60 years ago (late 1961) a group named Joey Dee and the Starliters released a new variation on the Twist craze spawned by Chubby Checker the previous year. By January 1962, their single “The Peppermint Twist” went to #1 on the pop charts. If you’re like me, you’ve known the song all your life, without knowing or even wondering much about the “Peppermint” part of the song’s hook and title. Sounds random — but far from it.
Joey Dee (Joseph DiNicola) and the Starliters were the house band at a 45th Street joint called The Peppermint Lounge, which had opened in 1958. It was ostensibly a gay bar, and was at one point part of the Times Square empire of Genovese Crime Family member Matty the Horse Ianniello, son of Umberto Ianniello of Umberto’s Clam House. Matty the Horse owned or was part owner of many of the city’s gay bars, strip joints and peep shows. Though the Peppermint Lounge was not a very large venue (in fact, it was much like it sounds, kind of a seedy, and rather small Times Square area venue with a small stage, dance floor, bar, and dining area), Chubby Checker was booked there, and the Peppermint Lounge became a major locus for the Twist fad, as was alluded to in Sam Cooke’s 1962 tribute to the trend “Twistin’ the Night Away” (“Let me tell you ’bout a place somewhere up in New York way/ where the people are so gay”). “The Peppermint Twist” was featured in the Paramount film Hey Let’s Twist, in which Joey Dee starred, helping to goose the popularity of the single. Amusingly today everyone remembers the song but not the movie. At any rate, performers like the Ronettes, the Crystals, the Isley Brothers, and others performed at the club, and for whatever reason, the venue attracted not just teenagers, but show biz celebrities who came to partake of the Twist. In the mid ’60s the house band at the Peppermint Lounge was The Wild Ones starring Jordan Christopher.

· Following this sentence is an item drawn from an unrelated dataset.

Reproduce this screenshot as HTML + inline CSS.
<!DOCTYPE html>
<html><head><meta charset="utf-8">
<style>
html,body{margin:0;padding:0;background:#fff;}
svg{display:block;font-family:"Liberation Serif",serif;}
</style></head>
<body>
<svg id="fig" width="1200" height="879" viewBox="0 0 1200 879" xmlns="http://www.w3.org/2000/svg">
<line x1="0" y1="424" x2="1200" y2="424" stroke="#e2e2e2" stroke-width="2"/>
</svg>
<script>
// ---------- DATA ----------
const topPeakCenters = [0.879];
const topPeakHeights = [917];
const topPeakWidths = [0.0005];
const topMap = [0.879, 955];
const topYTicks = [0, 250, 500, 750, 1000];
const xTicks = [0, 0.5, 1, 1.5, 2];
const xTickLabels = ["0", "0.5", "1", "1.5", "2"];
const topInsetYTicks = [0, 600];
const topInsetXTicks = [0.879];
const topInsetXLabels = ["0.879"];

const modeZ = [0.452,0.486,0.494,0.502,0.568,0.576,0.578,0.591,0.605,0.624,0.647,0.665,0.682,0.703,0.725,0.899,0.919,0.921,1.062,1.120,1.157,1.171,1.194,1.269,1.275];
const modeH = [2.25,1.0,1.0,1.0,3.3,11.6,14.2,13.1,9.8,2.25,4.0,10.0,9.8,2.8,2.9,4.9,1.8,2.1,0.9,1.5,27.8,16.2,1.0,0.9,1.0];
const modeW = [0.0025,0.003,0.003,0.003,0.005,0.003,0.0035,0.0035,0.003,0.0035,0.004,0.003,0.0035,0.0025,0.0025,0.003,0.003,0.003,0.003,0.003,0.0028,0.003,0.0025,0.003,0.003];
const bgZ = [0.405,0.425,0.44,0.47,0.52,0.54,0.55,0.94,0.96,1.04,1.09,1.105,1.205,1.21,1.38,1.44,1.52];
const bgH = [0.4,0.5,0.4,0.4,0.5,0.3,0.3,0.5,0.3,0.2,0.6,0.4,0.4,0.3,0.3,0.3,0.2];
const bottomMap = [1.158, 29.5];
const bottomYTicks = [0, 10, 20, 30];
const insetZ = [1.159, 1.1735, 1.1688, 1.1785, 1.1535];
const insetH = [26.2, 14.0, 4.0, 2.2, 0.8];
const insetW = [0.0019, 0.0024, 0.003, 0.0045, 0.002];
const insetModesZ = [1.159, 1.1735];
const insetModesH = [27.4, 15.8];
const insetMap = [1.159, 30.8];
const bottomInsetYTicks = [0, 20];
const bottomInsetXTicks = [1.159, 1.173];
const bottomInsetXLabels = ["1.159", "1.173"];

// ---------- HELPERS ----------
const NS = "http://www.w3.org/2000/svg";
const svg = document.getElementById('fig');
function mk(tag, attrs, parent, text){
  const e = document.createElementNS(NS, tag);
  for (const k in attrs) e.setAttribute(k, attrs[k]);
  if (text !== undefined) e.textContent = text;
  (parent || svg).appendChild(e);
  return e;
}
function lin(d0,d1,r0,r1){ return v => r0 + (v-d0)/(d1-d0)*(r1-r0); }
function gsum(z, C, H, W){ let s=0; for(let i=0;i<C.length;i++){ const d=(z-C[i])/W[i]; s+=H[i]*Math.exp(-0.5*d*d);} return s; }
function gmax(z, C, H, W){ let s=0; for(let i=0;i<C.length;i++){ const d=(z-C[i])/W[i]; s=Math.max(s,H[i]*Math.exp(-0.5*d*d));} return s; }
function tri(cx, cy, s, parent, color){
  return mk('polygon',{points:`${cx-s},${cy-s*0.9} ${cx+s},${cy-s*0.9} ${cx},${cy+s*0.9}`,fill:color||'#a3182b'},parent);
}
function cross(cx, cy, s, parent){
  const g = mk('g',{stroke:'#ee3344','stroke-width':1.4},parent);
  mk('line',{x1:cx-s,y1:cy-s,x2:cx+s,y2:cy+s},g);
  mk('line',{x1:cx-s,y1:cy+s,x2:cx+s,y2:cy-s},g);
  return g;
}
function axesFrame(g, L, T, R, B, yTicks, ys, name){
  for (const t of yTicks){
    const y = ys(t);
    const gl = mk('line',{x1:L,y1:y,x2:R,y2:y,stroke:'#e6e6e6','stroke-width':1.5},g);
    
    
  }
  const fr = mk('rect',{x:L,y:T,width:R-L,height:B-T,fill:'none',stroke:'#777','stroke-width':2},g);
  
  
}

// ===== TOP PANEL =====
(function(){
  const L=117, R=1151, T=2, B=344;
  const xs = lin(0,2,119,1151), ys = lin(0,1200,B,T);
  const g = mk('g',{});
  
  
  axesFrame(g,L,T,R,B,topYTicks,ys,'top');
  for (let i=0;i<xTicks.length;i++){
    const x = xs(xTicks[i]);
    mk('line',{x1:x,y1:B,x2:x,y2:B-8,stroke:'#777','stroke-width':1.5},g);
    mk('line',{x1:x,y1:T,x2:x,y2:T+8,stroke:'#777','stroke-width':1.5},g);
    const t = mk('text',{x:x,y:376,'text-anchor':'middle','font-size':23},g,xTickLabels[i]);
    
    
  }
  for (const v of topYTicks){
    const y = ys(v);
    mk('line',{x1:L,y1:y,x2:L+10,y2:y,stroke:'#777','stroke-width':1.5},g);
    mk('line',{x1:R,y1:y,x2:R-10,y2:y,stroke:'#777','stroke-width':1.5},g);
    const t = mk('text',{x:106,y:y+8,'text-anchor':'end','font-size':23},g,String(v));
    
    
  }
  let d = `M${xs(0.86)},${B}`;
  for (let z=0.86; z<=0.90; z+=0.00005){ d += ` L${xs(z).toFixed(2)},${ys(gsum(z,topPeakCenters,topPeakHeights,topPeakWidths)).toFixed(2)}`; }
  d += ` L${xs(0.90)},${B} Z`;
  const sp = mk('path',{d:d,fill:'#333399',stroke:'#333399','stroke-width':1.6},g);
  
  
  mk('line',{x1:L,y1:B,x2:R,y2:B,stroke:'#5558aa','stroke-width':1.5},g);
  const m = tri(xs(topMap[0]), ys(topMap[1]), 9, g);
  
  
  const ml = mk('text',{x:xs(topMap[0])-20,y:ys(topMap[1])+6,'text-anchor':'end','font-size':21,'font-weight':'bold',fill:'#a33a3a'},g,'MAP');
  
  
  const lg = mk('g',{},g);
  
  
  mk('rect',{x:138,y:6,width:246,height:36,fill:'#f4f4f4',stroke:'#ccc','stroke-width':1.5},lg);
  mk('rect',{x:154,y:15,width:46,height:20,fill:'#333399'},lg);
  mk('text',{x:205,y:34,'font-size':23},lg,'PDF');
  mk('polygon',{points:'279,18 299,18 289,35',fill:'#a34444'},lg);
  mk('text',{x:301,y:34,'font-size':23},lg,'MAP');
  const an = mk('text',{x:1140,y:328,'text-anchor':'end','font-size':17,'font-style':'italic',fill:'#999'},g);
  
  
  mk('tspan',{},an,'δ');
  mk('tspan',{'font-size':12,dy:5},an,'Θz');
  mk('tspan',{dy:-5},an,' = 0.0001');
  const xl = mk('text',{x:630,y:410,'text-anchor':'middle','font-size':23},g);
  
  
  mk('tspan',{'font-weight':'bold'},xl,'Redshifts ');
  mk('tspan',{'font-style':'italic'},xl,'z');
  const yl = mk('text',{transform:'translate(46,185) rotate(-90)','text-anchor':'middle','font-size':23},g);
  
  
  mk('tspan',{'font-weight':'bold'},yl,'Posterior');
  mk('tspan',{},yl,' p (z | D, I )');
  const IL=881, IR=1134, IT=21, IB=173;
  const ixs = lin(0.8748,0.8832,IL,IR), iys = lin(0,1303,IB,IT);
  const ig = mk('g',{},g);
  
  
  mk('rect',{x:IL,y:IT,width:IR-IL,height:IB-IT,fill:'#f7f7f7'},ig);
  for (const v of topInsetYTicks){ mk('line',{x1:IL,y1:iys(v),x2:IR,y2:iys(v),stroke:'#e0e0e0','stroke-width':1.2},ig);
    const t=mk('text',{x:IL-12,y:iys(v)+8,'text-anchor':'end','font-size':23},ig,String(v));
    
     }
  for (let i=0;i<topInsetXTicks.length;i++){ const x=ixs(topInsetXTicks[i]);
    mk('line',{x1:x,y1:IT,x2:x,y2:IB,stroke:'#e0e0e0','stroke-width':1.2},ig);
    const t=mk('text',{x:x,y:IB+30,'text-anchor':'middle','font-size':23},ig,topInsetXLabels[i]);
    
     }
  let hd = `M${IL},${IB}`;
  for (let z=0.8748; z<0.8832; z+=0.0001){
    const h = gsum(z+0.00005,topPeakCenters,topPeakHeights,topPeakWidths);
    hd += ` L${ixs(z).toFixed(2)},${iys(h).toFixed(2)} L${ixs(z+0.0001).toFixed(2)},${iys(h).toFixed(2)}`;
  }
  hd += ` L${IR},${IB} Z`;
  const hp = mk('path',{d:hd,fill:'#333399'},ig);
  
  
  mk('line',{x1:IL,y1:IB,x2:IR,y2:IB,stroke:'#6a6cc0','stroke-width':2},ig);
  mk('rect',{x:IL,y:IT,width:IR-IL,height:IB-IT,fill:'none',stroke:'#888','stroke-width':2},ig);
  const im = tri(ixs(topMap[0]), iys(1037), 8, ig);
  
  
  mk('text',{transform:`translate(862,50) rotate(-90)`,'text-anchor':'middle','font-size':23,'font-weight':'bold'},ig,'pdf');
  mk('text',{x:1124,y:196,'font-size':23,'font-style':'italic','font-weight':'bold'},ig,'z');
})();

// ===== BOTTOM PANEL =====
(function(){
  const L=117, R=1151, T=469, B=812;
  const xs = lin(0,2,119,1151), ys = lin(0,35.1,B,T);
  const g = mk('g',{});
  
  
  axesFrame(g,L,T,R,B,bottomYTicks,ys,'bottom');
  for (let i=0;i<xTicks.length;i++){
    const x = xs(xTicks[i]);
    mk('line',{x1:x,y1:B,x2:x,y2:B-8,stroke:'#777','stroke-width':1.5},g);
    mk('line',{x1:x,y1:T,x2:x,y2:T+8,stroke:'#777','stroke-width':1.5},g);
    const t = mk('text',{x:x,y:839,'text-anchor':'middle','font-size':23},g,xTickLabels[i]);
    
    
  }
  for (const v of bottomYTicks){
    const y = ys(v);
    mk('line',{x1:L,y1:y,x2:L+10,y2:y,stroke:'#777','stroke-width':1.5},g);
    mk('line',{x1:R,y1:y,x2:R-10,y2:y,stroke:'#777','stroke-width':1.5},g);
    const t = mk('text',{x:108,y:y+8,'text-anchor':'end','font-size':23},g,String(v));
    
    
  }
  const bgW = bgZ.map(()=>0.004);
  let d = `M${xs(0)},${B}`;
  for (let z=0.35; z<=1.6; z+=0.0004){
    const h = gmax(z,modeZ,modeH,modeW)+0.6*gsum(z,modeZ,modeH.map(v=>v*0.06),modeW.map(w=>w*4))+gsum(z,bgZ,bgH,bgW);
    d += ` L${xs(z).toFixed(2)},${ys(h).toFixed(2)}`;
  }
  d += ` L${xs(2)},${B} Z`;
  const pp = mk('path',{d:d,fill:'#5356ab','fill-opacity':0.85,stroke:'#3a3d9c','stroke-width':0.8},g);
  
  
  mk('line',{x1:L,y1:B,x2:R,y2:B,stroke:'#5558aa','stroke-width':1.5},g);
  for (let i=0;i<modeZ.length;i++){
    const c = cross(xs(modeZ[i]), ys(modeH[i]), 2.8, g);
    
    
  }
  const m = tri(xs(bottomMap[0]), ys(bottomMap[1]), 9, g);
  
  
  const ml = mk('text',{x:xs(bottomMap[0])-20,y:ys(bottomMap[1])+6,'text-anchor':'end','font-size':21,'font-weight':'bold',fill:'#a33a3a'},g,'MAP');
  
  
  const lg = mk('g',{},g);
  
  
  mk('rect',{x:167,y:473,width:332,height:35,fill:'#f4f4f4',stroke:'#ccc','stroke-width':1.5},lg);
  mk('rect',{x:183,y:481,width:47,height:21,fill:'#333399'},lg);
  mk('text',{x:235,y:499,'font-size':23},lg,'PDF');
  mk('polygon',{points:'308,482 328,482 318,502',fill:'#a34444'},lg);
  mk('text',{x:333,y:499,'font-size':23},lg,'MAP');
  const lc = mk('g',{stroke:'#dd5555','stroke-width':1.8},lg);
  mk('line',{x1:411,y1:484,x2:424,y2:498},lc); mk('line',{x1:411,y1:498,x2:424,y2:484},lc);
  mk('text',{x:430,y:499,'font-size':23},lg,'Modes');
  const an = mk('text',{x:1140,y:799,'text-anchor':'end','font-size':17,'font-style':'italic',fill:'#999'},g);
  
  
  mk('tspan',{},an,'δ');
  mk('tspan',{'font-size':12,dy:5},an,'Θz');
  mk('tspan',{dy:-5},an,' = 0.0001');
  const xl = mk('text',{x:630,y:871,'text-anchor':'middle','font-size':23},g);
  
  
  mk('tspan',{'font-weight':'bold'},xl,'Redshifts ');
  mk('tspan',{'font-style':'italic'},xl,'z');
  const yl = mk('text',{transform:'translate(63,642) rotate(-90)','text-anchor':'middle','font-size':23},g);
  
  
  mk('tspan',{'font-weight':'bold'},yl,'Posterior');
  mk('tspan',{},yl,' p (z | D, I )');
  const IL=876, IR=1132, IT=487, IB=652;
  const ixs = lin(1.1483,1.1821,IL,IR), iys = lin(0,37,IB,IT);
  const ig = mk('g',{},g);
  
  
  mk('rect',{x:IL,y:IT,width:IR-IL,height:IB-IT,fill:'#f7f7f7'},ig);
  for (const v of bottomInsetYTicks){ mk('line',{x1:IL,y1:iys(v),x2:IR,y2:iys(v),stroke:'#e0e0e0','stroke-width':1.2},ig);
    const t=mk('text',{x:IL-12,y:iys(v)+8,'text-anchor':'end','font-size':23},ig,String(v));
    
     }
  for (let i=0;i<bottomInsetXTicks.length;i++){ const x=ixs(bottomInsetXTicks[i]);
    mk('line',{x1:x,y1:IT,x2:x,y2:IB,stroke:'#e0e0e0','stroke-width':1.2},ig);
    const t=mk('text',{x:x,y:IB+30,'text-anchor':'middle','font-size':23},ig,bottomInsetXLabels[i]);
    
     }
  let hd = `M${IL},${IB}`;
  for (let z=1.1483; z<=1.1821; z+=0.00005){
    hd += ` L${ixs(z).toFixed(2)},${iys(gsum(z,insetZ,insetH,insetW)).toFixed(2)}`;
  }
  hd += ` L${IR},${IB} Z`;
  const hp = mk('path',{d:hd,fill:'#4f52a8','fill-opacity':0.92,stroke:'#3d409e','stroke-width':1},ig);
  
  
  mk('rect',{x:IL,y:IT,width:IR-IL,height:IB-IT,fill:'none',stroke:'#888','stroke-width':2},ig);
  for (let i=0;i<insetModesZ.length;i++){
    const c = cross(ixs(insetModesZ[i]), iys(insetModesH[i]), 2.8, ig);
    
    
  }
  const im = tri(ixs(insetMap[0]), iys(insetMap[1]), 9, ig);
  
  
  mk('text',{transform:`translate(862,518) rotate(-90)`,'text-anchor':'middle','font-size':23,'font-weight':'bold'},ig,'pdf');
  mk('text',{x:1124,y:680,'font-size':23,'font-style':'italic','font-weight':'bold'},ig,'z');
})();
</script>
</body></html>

Today the Peppermint Lounge is considered historically significant because hitherto most venues in NYC had catered to jazz and folk and the like. There had been one-off rock and roll and doo wop shows of course, but no joints that catered especially to the music. It also changed dance culture. The Twist was a dance you could do alone or with a gang of friends. It wasn’t about pairs. So it’s a precursor to all the dance clubs and discos that came after…it paved the way for Studio 54, for example. In 1980 a new version of the Peppermint Lounge opened at the original location, then moved to 100 Fifth Avenue. This incarnation presented mostly new wave and punk acts. It remained in operation through 1985.